Recorded data start

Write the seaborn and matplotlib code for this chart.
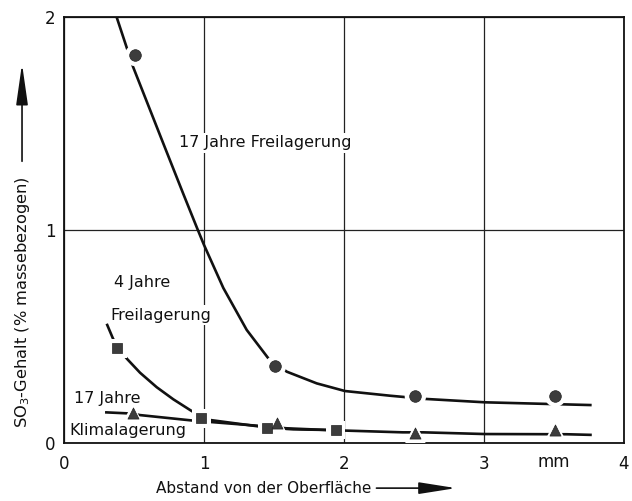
import pandas as pd
import seaborn as sns
import matplotlib.pyplot as plt

# Measured points: distance from surface (mm) vs. SO3 content (% by mass)
frei17_x = [0.51, 1.51, 2.51, 3.51]
frei17_y = [1.82, 0.36, 0.22, 0.22]
frei4_x = [0.38, 0.98, 1.45, 1.94]
frei4_y = [0.445, 0.116, 0.069, 0.061]
klima17_x = [0.49, 1.52, 2.51, 3.51]
klima17_y = [0.14, 0.092, 0.048, 0.061]

# Hand-drawn trend curves
frei17_curve_x = [0.376, 0.493, 0.709, 0.852, 0.95, 1.0, 1.138, 1.305, 1.459,
                  1.591, 1.805, 2.007, 2.329, 2.579, 3.007, 3.769]
frei17_curve_y = [2.0, 1.767, 1.407, 1.17, 1.01, 0.93, 0.728, 0.531, 0.398,
                  0.335, 0.280, 0.244, 0.222, 0.207, 0.191, 0.178]
frei4_curve_x = [0.305, 0.35, 0.40, 0.45, 0.543, 0.662, 0.781, 0.9, 0.983, 1.043,
                 1.4, 1.45, 1.638, 1.9, 1.94]
frei4_curve_y = [0.56, 0.49, 0.435, 0.395, 0.33, 0.262, 0.205, 0.155, 0.122, 0.108,
                 0.077, 0.072, 0.064, 0.061, 0.06]
klima17_curve_x = [0.293, 0.49, 0.543, 0.924, 1.4, 1.59, 1.876, 2.02, 2.42,
                   2.566, 3.007, 3.59, 3.77]
klima17_curve_y = [0.144, 0.138, 0.131, 0.105, 0.080, 0.069, 0.061, 0.058, 0.050,
                   0.050, 0.042, 0.041, 0.038]

x_ticks = [0, 1, 2, 3, 4]
y_ticks = [0, 1, 2]

sns.set_theme(style="white")
plt.rcParams['font.family'] = ['DejaVu Sans']

fig = plt.figure(figsize=(6.32, 5.01), dpi=100)
ax = fig.add_axes([0.1013, 0.1158, 0.886, 0.850])

curves = [
    (frei17_curve_x, frei17_curve_y, frei17_x, frei17_y, 'o', 70),
    (frei4_curve_x, frei4_curve_y, frei4_x, frei4_y, 's', 54),
    (klima17_curve_x, klima17_curve_y, klima17_x, klima17_y, '^', 64),
]

for cx, cy, px, py, marker, size in curves:
    line = pd.DataFrame({'x': cx, 'y': cy})
    sns.lineplot(data=line, x='x', y='y', sort=False, estimator=None,
                 color='#111111', linewidth=1.9, ax=ax, zorder=3)
    line_obj = ax.lines[-1]
    line_obj.set_solid_joinstyle('round')
    line_obj.set_solid_capstyle('butt')
    pts = pd.DataFrame({'x': px, 'y': py})
    # white halo to break the line around each marker
    sns.scatterplot(data=pts, x='x', y='y', marker=marker, s=size * 3.4,
                    color='white', edgecolor='none', ax=ax, zorder=4)
    sns.scatterplot(data=pts, x='x', y='y', marker=marker, s=size,
                    color='#3c3c3c', edgecolor='#222222', linewidth=0.5,
                    ax=ax, zorder=5)

ax.set_xlim(0, 4)
ax.set_ylim(0, 2)
ax.set_xticks(x_ticks)
ax.set_yticks(y_ticks)
ax.grid(True, color='#222222', linewidth=0.9)
ax.set_axisbelow(True)
for s in ax.spines.values():
    s.set_color('#111111')
    s.set_linewidth(1.3)
ax.tick_params(length=0, labelsize=12, colors='#111111')
ax.tick_params(axis='x', pad=9)
ax.tick_params(axis='y', pad=6)
ax.text(3.5, -0.045, 'mm', ha='center', va='top', fontsize=12, color='#111111')

ax.set_xlabel('')
ax.set_ylabel('')
ax.text(0.357, -0.106, 'Abstand von der Oberfläche', transform=ax.transAxes,
        ha='center', va='center', fontsize=11, color='#111111')
ax.text(-0.075, 0.33, 'SO$_3$-Gehalt (% massebezogen)', transform=ax.transAxes,
        rotation=90, ha='center', va='center', fontsize=11.7, color='#111111')

ax.annotate('', xy=(0.705, -0.106), xytext=(0.553, -0.106),
            xycoords='axes fraction', annotation_clip=False,
            arrowprops=dict(arrowstyle='-|>,head_length=1.9,head_width=0.3',
                            color='#111111', lw=1.2))
ax.annotate('', xy=(-0.075, 0.897), xytext=(-0.075, 0.655),
            xycoords='axes fraction', annotation_clip=False,
            arrowprops=dict(arrowstyle='-|>,head_length=2.1,head_width=0.3',
                            color='#111111', lw=1.2))

box = dict(facecolor='white', edgecolor='none', pad=2)
labels = [
    (0.82, 1.41, '17 Jahre Freilagerung'),
    (0.36, 0.756, '4 Jahre'),
    (0.33, 0.60, 'Freilagerung'),
    (0.07, 0.21, '17 Jahre'),
    (0.04, 0.058, 'Klimalagerung'),
]
for tx, ty, t in labels:
    ax.text(tx, ty, t, ha='left', va='center', fontsize=11.5,
            color='#111111', bbox=box, zorder=2)

fig.savefig('out.png', dpi=100)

Recorded data end

» Task objective
All of the material above needs to be restated exactly, with no pictures.

» Output below
Write the seaborn and matplotlib code for this chart.
import pandas as pd
import seaborn as sns
import matplotlib.pyplot as plt

# Measured points: distance from surface (mm) vs. SO3 content (% by mass)
frei17_x = [0.51, 1.51, 2.51, 3.51]
frei17_y = [1.82, 0.36, 0.22, 0.22]
frei4_x = [0.38, 0.98, 1.45, 1.94]
frei4_y = [0.445, 0.116, 0.069, 0.061]
klima17_x = [0.49, 1.52, 2.51, 3.51]
klima17_y = [0.14, 0.092, 0.048, 0.061]

# Hand-drawn trend curves
frei17_curve_x = [0.376, 0.493, 0.709, 0.852, 0.95, 1.0, 1.138, 1.305, 1.459,
                  1.591, 1.805, 2.007, 2.329, 2.579, 3.007, 3.769]
frei17_curve_y = [2.0, 1.767, 1.407, 1.17, 1.01, 0.93, 0.728, 0.531, 0.398,
                  0.335, 0.280, 0.244, 0.222, 0.207, 0.191, 0.178]
frei4_curve_x = [0.305, 0.35, 0.40, 0.45, 0.543, 0.662, 0.781, 0.9, 0.983, 1.043,
                 1.4, 1.45, 1.638, 1.9, 1.94]
frei4_curve_y = [0.56, 0.49, 0.435, 0.395, 0.33, 0.262, 0.205, 0.155, 0.122, 0.108,
                 0.077, 0.072, 0.064, 0.061, 0.06]
klima17_curve_x = [0.293, 0.49, 0.543, 0.924, 1.4, 1.59, 1.876, 2.02, 2.42,
                   2.566, 3.007, 3.59, 3.77]
klima17_curve_y = [0.144, 0.138, 0.131, 0.105, 0.080, 0.069, 0.061, 0.058, 0.050,
                   0.050, 0.042, 0.041, 0.038]

x_ticks = [0, 1, 2, 3, 4]
y_ticks = [0, 1, 2]

sns.set_theme(style="white")
plt.rcParams['font.family'] = ['DejaVu Sans']

fig = plt.figure(figsize=(6.32, 5.01), dpi=100)
ax = fig.add_axes([0.1013, 0.1158, 0.886, 0.850])

curves = [
    (frei17_curve_x, frei17_curve_y, frei17_x, frei17_y, 'o', 70),
    (frei4_curve_x, frei4_curve_y, frei4_x, frei4_y, 's', 54),
    (klima17_curve_x, klima17_curve_y, klima17_x, klima17_y, '^', 64),
]

for cx, cy, px, py, marker, size in curves:
    line = pd.DataFrame({'x': cx, 'y': cy})
    sns.lineplot(data=line, x='x', y='y', sort=False, estimator=None,
                 color='#111111', linewidth=1.9, ax=ax, zorder=3)
    line_obj = ax.lines[-1]
    line_obj.set_solid_joinstyle('round')
    line_obj.set_solid_capstyle('butt')
    pts = pd.DataFrame({'x': px, 'y': py})
    # white halo to break the line around each marker
    sns.scatterplot(data=pts, x='x', y='y', marker=marker, s=size * 3.4,
                    color='white', edgecolor='none', ax=ax, zorder=4)
    sns.scatterplot(data=pts, x='x', y='y', marker=marker, s=size,
                    color='#3c3c3c', edgecolor='#222222', linewidth=0.5,
                    ax=ax, zorder=5)

ax.set_xlim(0, 4)
ax.set_ylim(0, 2)
ax.set_xticks(x_ticks)
ax.set_yticks(y_ticks)
ax.grid(True, color='#222222', linewidth=0.9)
ax.set_axisbelow(True)
for s in ax.spines.values():
    s.set_color('#111111')
    s.set_linewidth(1.3)
ax.tick_params(length=0, labelsize=12, colors='#111111')
ax.tick_params(axis='x', pad=9)
ax.tick_params(axis='y', pad=6)
ax.text(3.5, -0.045, 'mm', ha='center', va='top', fontsize=12, color='#111111')

ax.set_xlabel('')
ax.set_ylabel('')
ax.text(0.357, -0.106, 'Abstand von der Oberfläche', transform=ax.transAxes,
        ha='center', va='center', fontsize=11, color='#111111')
ax.text(-0.075, 0.33, 'SO$_3$-Gehalt (% massebezogen)', transform=ax.transAxes,
        rotation=90, ha='center', va='center', fontsize=11.7, color='#111111')

ax.annotate('', xy=(0.705, -0.106), xytext=(0.553, -0.106),
            xycoords='axes fraction', annotation_clip=False,
            arrowprops=dict(arrowstyle='-|>,head_length=1.9,head_width=0.3',
                            color='#111111', lw=1.2))
ax.annotate('', xy=(-0.075, 0.897), xytext=(-0.075, 0.655),
            xycoords='axes fraction', annotation_clip=False,
            arrowprops=dict(arrowstyle='-|>,head_length=2.1,head_width=0.3',
                            color='#111111', lw=1.2))

box = dict(facecolor='white', edgecolor='none', pad=2)
labels = [
    (0.82, 1.41, '17 Jahre Freilagerung'),
    (0.36, 0.756, '4 Jahre'),
    (0.33, 0.60, 'Freilagerung'),
    (0.07, 0.21, '17 Jahre'),
    (0.04, 0.058, 'Klimalagerung'),
]
for tx, ty, t in labels:
    ax.text(tx, ty, t, ha='left', va='center', fontsize=11.5,
            color='#111111', bbox=box, zorder=2)

fig.savefig('out.png', dpi=100)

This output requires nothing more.